Iran : après la grâce accordée à la journaliste Hengameh Shahidi, RSF appelle le guide suprême à libérer tous les journalistes emprisonnés
A l’instar de la journaliste Hengameh Shahidi, qui, après deux ans de détention, vient d’être graciée et libérée, Reporters sans frontières (RSF) demande à Ali Khamenei de remettre en liberté tous les journalistes emprisonnés dans la République islamique.
“Je suis libre à compter d’aujourd’hui.” Dans une vidéo publiée sur son compte Twitter le 24 février dernier, la journaliste Hengameh Shahidi annonce elle-même la bonne nouvelle et explique : “A la suite de mes protestations contre les fausses accusations et l'injuste condamnation à 12 ans de prison dont j’ai été victime, le bureau d'Ali Khamenei, guide suprême de la Révolution islamique, a désigné une commission d’enquête pour vérifier mon dossier. Après investigations, celle-ci a conclu que les accusations et les procédures de ma condamnation, menées notamment par l’ancien procureur de Téhéran Abbas Jafari Dolatabadi, l’ancien chef du pouvoir judiciaire Sadegh Amoli Larijani et certains autres fonctionnaires de justice, s’avèrent injustes, abusives et illégales.”
La journaliste Hengameh Shahidi, qui est aussi la directrice du blog Paineveste, a été arrêtée le 25 juin 2018, alors qu’elle sortait de l'hôpital. Elle a été condamnée le 1er décembre de cette même année à l’issue d’un procès à huis clos, pour ses révélations sur l’injustice qui règne au sein du système judiciaire iranien et ses critiques envers le chef du pouvoir judiciaire, Sadegh Amoli Larijan. En mai 2019, cette peine a été confirmée par la 36e chambre du tribunal d’appel de Téhéran. Malgré son fragile état de santé, elle a été détenue à l’isolement pendant 13 mois.

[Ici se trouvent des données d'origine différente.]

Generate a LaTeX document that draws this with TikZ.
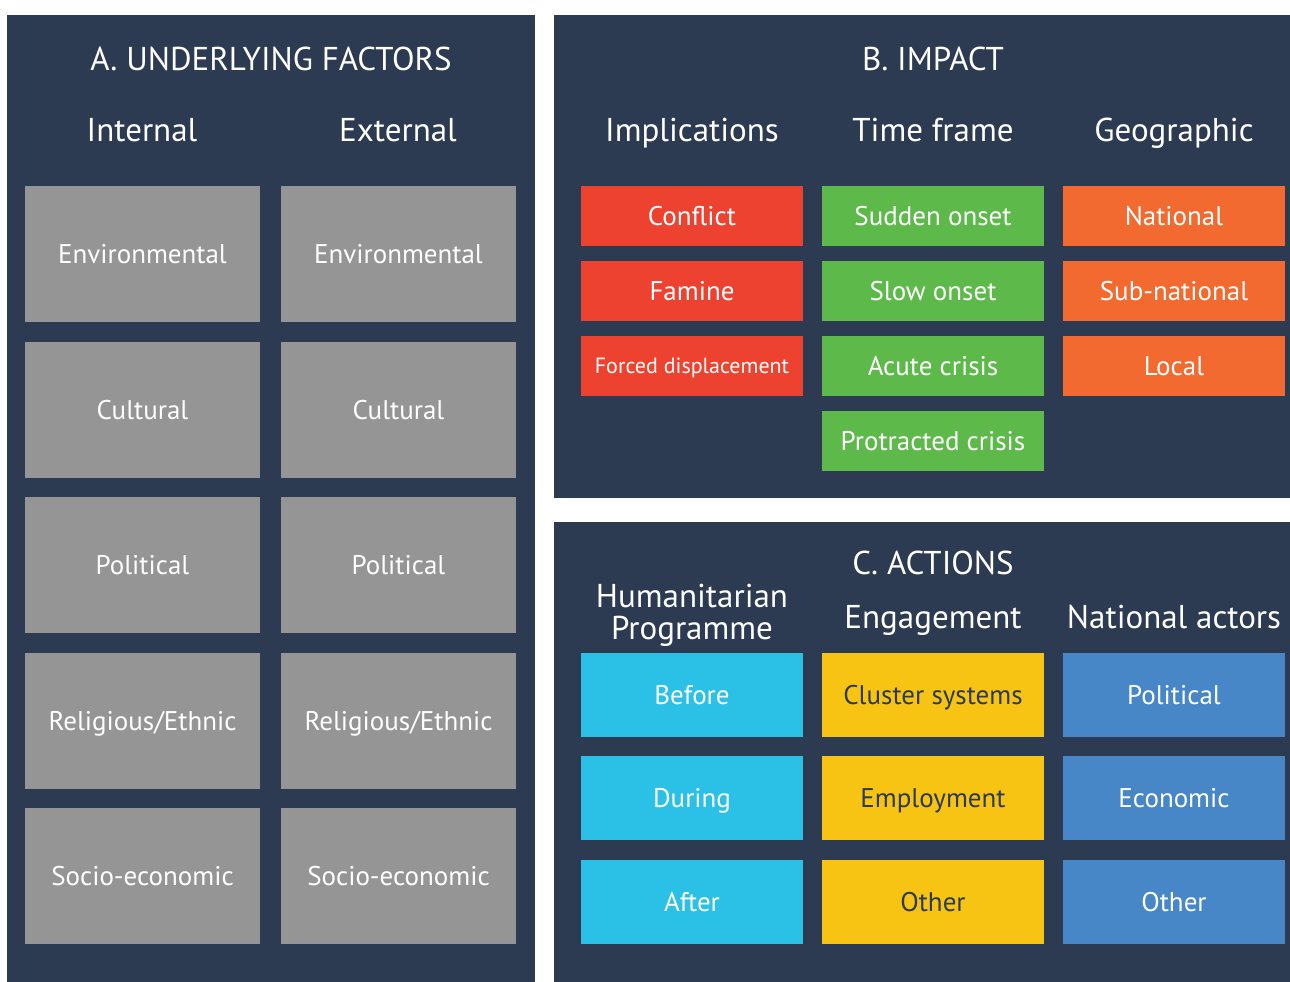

« RSF salue la libération d’une journaliste qui ne faisait que son métier et qui n’aurait jamais dû passer ne serait-ce qu’un seul jour en prison, déclare le responsable du bureau Iran/Afghanistan de RSF, Reza Moini. Mais cette libération constitue aussi une jurisprudence, et RSF demande qu’elle soit appliquée pour chaque journaliste emprisonné depuis 2009, date de la désignation de Sadegh Amoli Larijani comme chef du pouvoir judiciaire et d’Abbas Jafari Dolatabadi à la tête du parquet de Téhéran par le guide suprême. »
RSF rappelle qu’en Iran, la justice n’est en rien indépendante : elle est contrôlée par le guide suprême qui, selon l’article 110 de la Constitution, nomme le chef du système judiciaire. En 2009, Sadegh Amoli Larijani avait ainsi été choisi pour organiser la répression du mouvement protestataire contre la réélection de Mahmoud Ahmadinejad. Pendant 10 ans, durée de ses deux mandats, plus de 300 journalistes et citoyens-journalistes ont été arbitrairement arrêtés et lourdement condamnés à l’issue de procès iniques.
Alors même que Sadegh Amoli Larijani a été démis de ses fonctions en 2019, lors de la guerre de succession à la plus haute position du régime, Ali Khamenei reste le véritable prédateur de la liberté de la presse et le responsable de la répression des libertés fondamentales en Iran. Gracier une journaliste ne change rien à la nature de l’un des régimes les plus liberticides au monde pour l’information.
L’Iran se situe à la 173e place sur 180 pays au Classement mondial de la liberté de la presse de RSF.